Third, how will Anabaptists go about retaining a sense of particularity, in a postmodern context where “particularity” often seems to amount to accentuating the supposed racial, ethnic, tribal, linguistic, social, and cultural boundaries that divide and separate as much as or more than they unify? Can the embrace of particularity be disentangled from the violence of empire, exclusion, marginalization, and the demonization of difference? Does acceptance of the epistemological trends alluded to above entail embracing particularity, or does it (as is suspected by some) turn in viciously upon itself, undermining the possibility of embracing anything at all?

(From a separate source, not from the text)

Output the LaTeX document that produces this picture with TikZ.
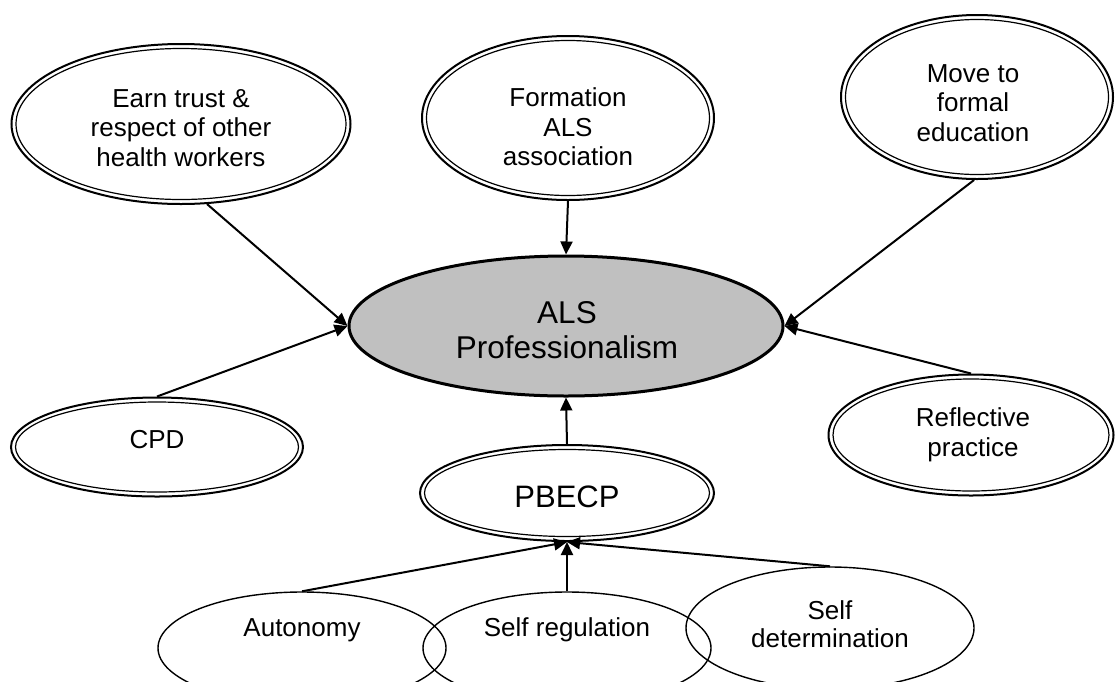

That I make no gesture in the direction of “answering” the questions that I raise in this context is not simply a function of my constraints in time or word-count. It is my conviction that scholars operating in Anabaptist-Mennonite regions of thought and action have not yet made much headway toward clearly and helpfully formulating the questions that lurk here. One might easily read the prior three paragraphs, and begin formulating all sorts of potential responses. But I wonder if we sometimes lose track of how difficult it is to formulate the questions themselves in ways that begin genuinely to solicit possible answers, as opposed to more superficial invitations to orgies of opining.
Yoder is often remembered by students for saying “That’s not the right question!” Look at my three “clusters” of questions again. Rather than immediately reaching for your favored possible answers, ask yourself: Are these the right questions?